Les drones, ou UAV, combinent plusieurs fonctionnalités souhaitables en un seul appareil. Il s’agit principalement de caméras de sécurité dans le ciel, capables de transmettre des images haute définition en temps réel au quartier général. Une fois qu’une cible a été identifiée, elle peut être détruite sur place par des munitions guidées transportées par les drones.

Ce puissant mélange de collecte de renseignements, de reconnaissance et de capacité de frappe peut être décisif dans un conflit si les drones sont utilisés correctement. Les pays ayant le plus d’expérience opérationnelle dans l’utilisation de drones dans des conflits militaires conventionnels sont Israël et la Turquie, qui sont engagés dans une bataille commerciale à mort pour l’hégémonie sur les marchés africains.

Les drones sont présentés comme des armes bon marché et leur efficacité aurait été démontrée dans divers changements de combat, du Caucase au Moyen-Orient, de l’Afrique du Nord à l’Éthiopie. Des véhicules téléguidés destinés à devenir des armes décisives dans tout conflit moderne. C’est du moins ce que dit la propagande des fabricants de drones.

En réalité, les drones ne peuvent être une arme décisive que dans les batailles rangées contre un ennemi ne disposant pas de drones ou de systèmes de défense anti-drones, comme ce fut le cas récemment en Éthiopie. Ils ne peuvent être utilisés que contre les chars, les camions et l’artillerie lourde. Ils sont inefficaces contre les unités d’infanterie en raison de leur armement limité. Leur efficacité tombe à zéro contre les tactiques de guérilla. Il y a également beaucoup à dire sur leur rapport coût-efficacité. Leur coût (tenu secret) est estimé entre 45 000 et 80 000 dollars par véhicule. Les drones nécessitent un approvisionnement continu en munitions de missiles.

Les fabricants ont suivi la même logique que les fabricants d’imprimantes bon marché qui nécessitent sans cesse des recharges d’encre coûteuses. Le faible coût (par rapport à l’achat d’avions de combat traditionnels) sert d’appât. Les drones peuvent transporter un maximum de deux missiles et doivent constamment retourner à leur base pour recharger les munitions dont le coût est prohibitif. Comme pour le fusil d’assaut russe AK47, l’argent se trouve dans les munitions. Enfin, de nombreux pays du tiers-monde, dont l’Éthiopie, n’ont pas d’experts pour les piloter et ont besoin d’une assistance technique permanente en faisant appel à des mercenaires pour piloter à distance les drones pour les clients.

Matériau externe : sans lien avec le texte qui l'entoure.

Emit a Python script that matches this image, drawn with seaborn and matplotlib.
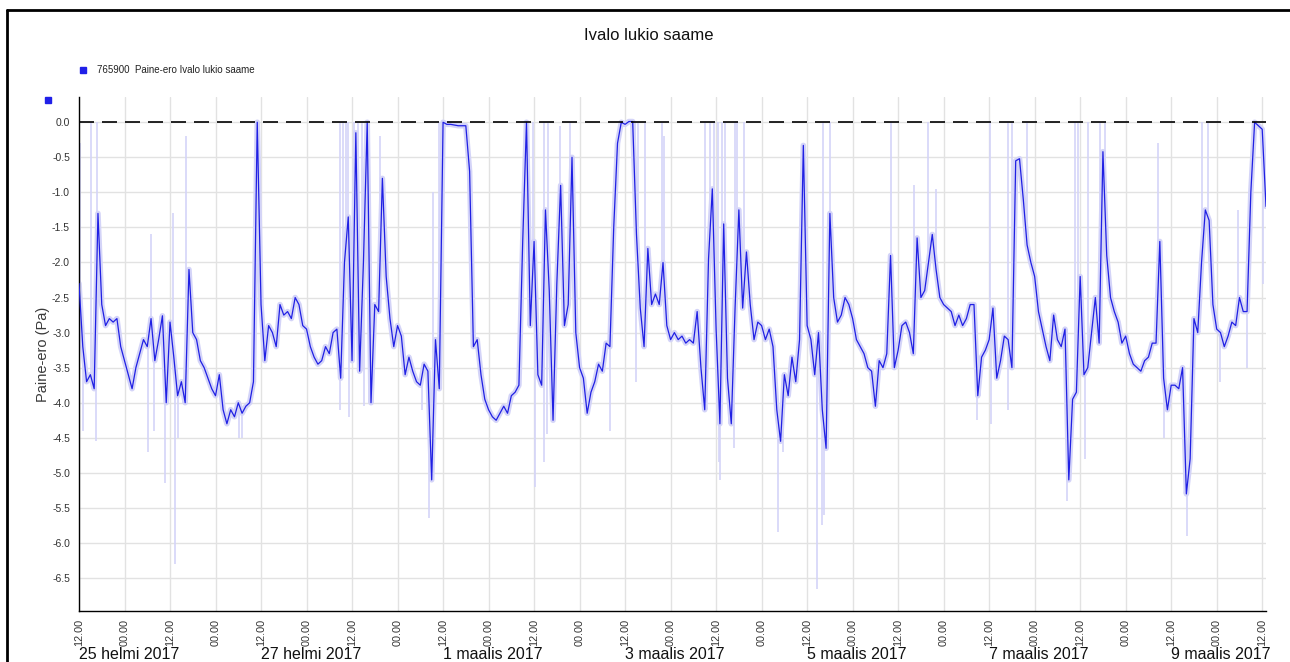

Les contrats de vente prévoient la formation de pilotes locaux, mais les constructeurs se montrent très réticents à transférer intégralement les connaissances technologiques nécessaires pour agir de manière autonome. C’est notamment le cas des ventes réalisées pendant les conflits. Le gouvernement de Tripoli ou le régime fasciste Amhara n’ont ni le temps ni la force d’exiger une formation adéquate, ils paient donc aux fabricants plusieurs millions supplémentaires pour pouvoir utiliser les services de techniciens mercenaires et tenter de vaincre l’ennemi avant qu’il ne soit vaincu.

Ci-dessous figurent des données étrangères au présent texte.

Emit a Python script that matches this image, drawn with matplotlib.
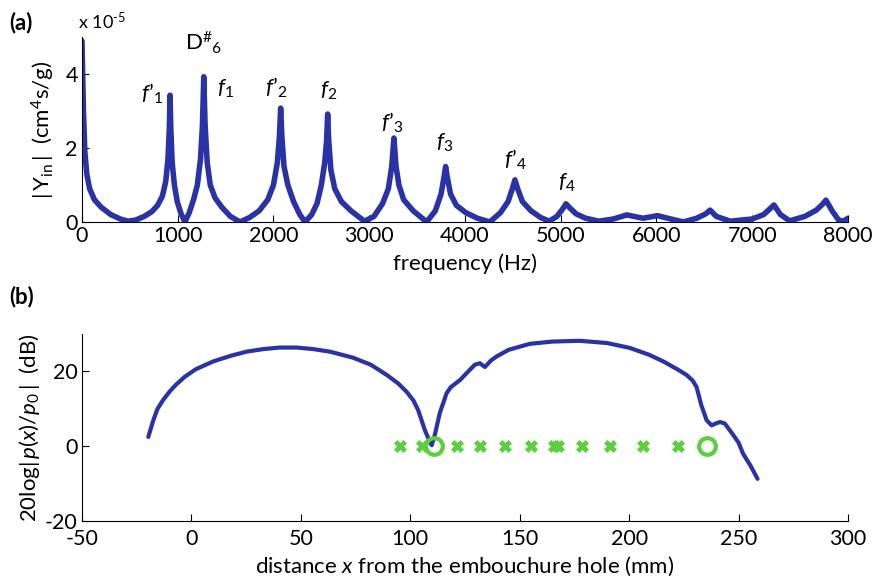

Les fabricants de drones de combat israéliens et turcs s’accordent à dire que les meilleurs accords sont ceux conclus avec des régimes dictatoriaux faibles et menacés. Pour obtenir des victoires immédiates, éphémères ou réelles, ils ne discutent pas du prix et tombent dans les pièges des munitions (non produites localement) et des mercenaires pilotés à distance. Les fabricants vendent des quantités de drones et d’armes jusqu’à ce qu’ils estiment que la capacité financière de la dictature est épuisée. Ensuite, les ventes ne se font que si un pays tiers assure les fonds nécessaires à la dictature (dans le cas de l’Éthiopie, les Émirats arabes unis) ou en échange d’accords (d’aubaine) pour exploiter les ressources naturelles de l’acheteur.

Le risque pour de nombreuses dictatures, dont l’Éthiopie, est de dépenser des fortunes en drones et en armements en bradant les ressources naturelles destinées au développement de leur pays et en effondrant leur économie, sans garantie de victoires définitives et durables. Une fois le ravitaillement interrompu, l’ennemi a de grandes chances de regagner le terrain perdu et de vaincre l’adversaire. Les drones, sans une armée appropriée, bien armée et motivée, ne sont pas en mesure d’assurer la victoire finale par eux-mêmes.